The court seemed sympathetic to the Frys but did express some reservations about what their ruling would mean for other, muddier cases.

Justice Sonia Sotomayor asked what would happen if the Frys had brought the case when Ehlena was still in school, or didn't specify they were not alleging a deprivation of a their daughter's right to a free appropriate public education.

Ruling in favor of the Frys, the court noted, could open up schools to two-track litigation where families could hold a civil suit as leverage over a school district with which they are negotiating under the administrative processes of IDEA, short the Individuals with Disabilities Education Act.

"I appreciate the nature of your case, all right?" Sotomayor said. "But your suggestion is likely to raise a lot of hesitation in this court, amongst some, maybe even me. Because if what you're saying is we're going to be on a dual track in every case, it's not going to be very attractive to the court."

Neal Katyal, an attorney for the school district, stuck to the letter of the law.

"You've got to go through the complicated process that IDEA says," Katyal said. "It's a time-sensitive one - it's only 105 days, start to finish - but you've got to go through the whole thing. They walked out on the process before it was over."

The Frys meanwhile say they should be able to skip the IDEA administrative proceedings, going straight to court to recover monetary damages, because IDEA administrative officers cannot award the compensatory damages they sought in their original suit.

Chief Justice John Roberts questioned why the law should make the Frys sit through a "charade" of an administrative proceeding if they know going in that it cannot give them the relief they would like.

Katyal insisted throughout his time that the Frys never sought emotional damages in their original complaint, and that Congress specifically created the exhaustion-of-administrative-remedies provision because it knew plaintiffs could "gut" the law by creatively structuring their complaints.

Sotomayor was particularly tough on Katyal.

"I am so confused by your position," Sotomayor told Katyal. "I'm so horribly confused."

Reading through the three prongs of relief the Frys listed in their original complaint, Sotomayor questioned how anyone could read them as anything but compensatory damages for emotional distress.

"Every one of these are one of the classic damage harms that are compensatory," Sotomayor said.

On the other end of the bench, Justice Elena Kagan made similar remarks but focused on the declaratory judgment the Frys sought in their complaint.

"You don't get a declaration that the ADA was violated or the Rehabilitation Act was violated from an IDEA officer," Kagan said.

The Frys brought their case to Washington after the Sixth Circuit affirmed dismissal of the case.
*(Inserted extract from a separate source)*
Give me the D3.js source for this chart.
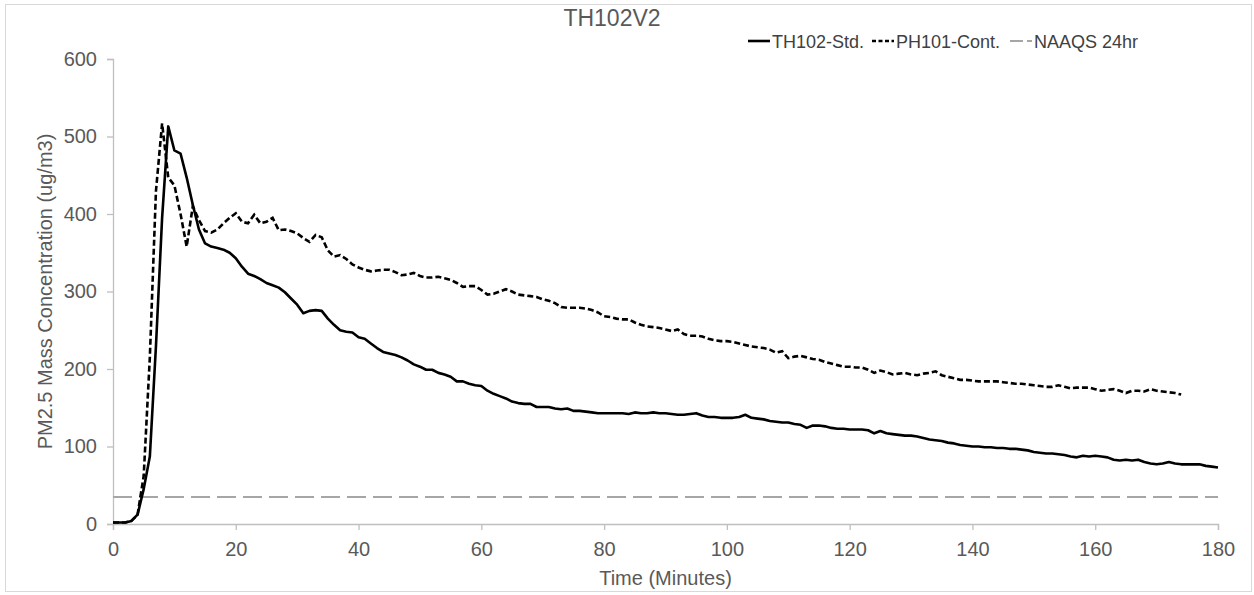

Under the Handicapped Children's Protection Act, families seeking relief that is also available under the IDEA must go through all of the administrative processes that the IDEA requires.

When Napoleon Schools initially barred the dog, it noted that it had already paid a human aide to help Ehlena during the day.

District officials did let Ehlena bring the dog in for a trial period, but swung back to their original position, saying a handful of students and staff were allergic to the dog, and that another student was afraid of it.